Converting JSON into newline delimited JSON in Python

Fxs7576 picture Fxs7576 · Jul 12, 2018 · Viewed 28.1k times · Source

My goal is to convert JSON file into a format that can uploaded from Cloud Storage into BigQuery (as described here) with Python.

I have tried using newlineJSON package for the conversion but receives the following error.

JSONDecodeError: Expecting value or ']': line 2 column 1 (char 5)

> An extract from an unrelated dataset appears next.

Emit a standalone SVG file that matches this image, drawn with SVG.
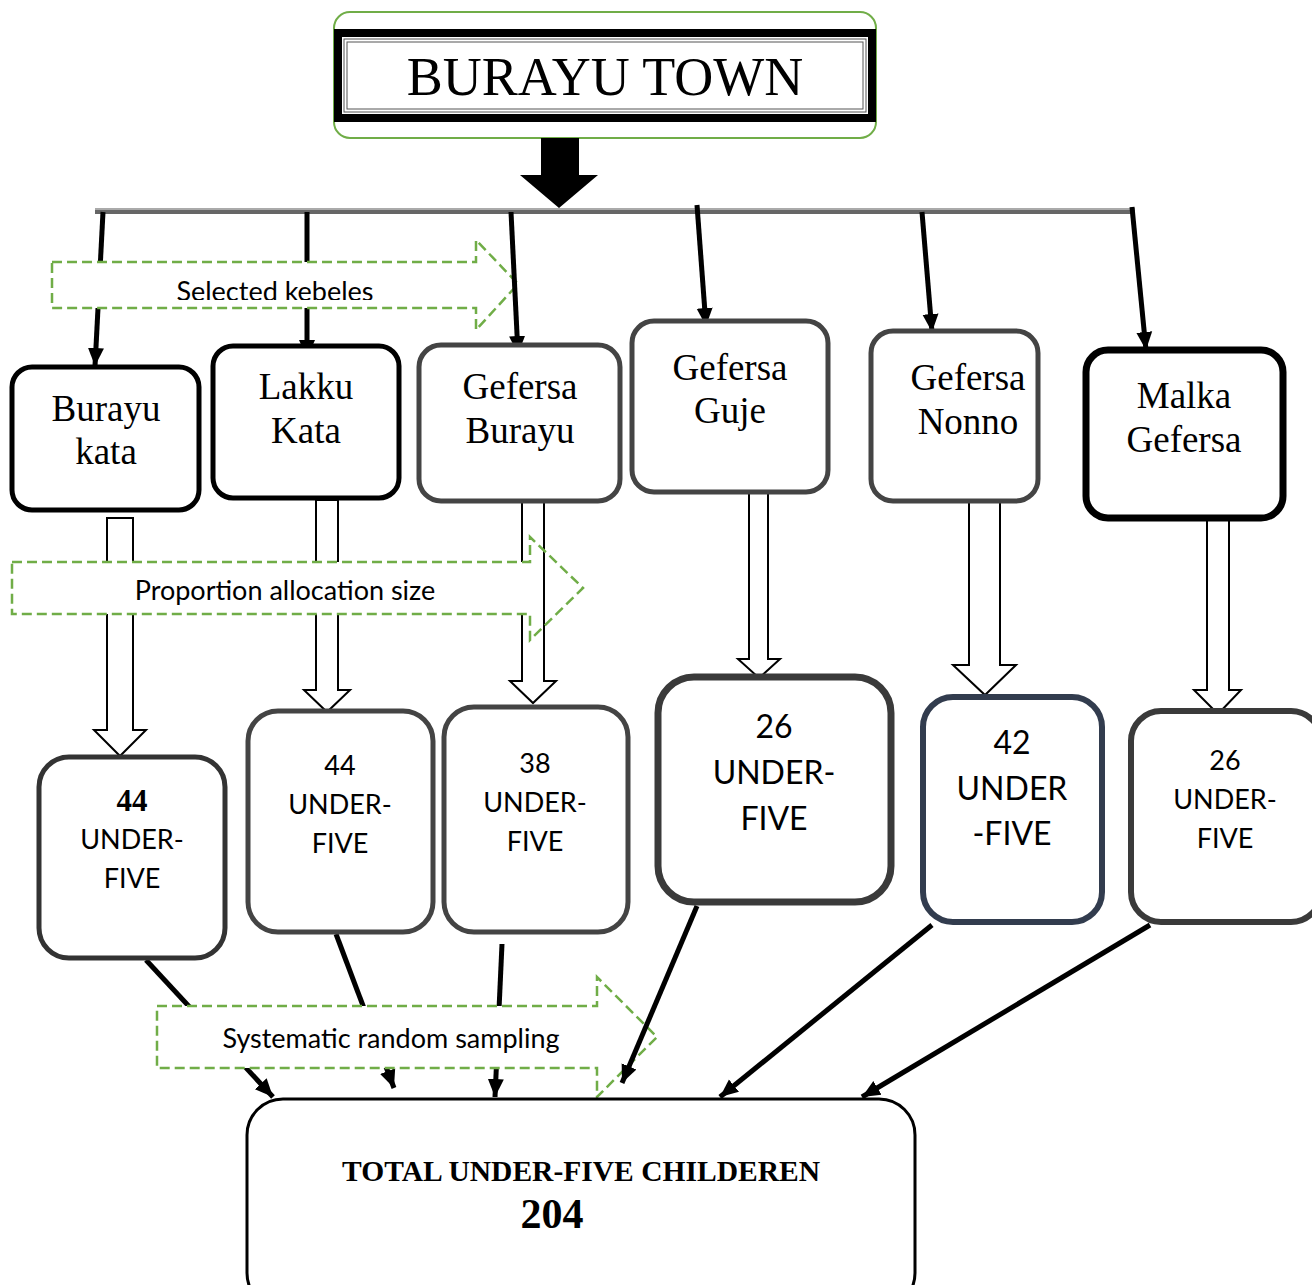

Does anyone have the solution to this?

Here is the sample JSON code:

[{
    "key01": "value01",
    "key02": "value02",
    ...
    "keyN": "valueN"
},
{
    "key01": "value01",
    "key02": "value02",
    ...
    "keyN": "valueN"
},
{
    "key01": "value01",
    "key02": "value02",
    ...
    "keyN": "valueN"
}
]

And here's the existing python script:

with nlj.open(url_samplejson, json_lib = "simplejson") as src_:
    with nlj.open(url_convertedjson, "w") as dst_:
        for line_ in src_:
            dst_.write(line_)

Answer

Oleh Rybalchenko picture Oleh Rybalchenko · Jul 12, 2018

The answer with jq is really useful, but if you still want to do it with Python (as it seems from the question), you can do it with built-in json module.

import json
from io import StringIO
in_json = StringIO("""[{
    "key01": "value01",
    "key02": "value02",

    "keyN": "valueN"
},
{
    "key01": "value01",
    "key02": "value02",

    "keyN": "valueN"
},
{
    "key01": "value01",
    "key02": "value02",

    "keyN": "valueN"
}
]""")

result = [json.dumps(record) for record in json.load(in_json)]  # the only significant line to convert the JSON to the desired format

print('\n'.join(result))

{"key01": "value01", "key02": "value02", "keyN": "valueN"}
{"key01": "value01", "key02": "value02", "keyN": "valueN"}
{"key01": "value01", "key02": "value02", "keyN": "valueN"}

* I'm using StringIO and print here just to make a sample easier to test locally.

As an alternative, you can use Python jq binding to combine it with the other answer.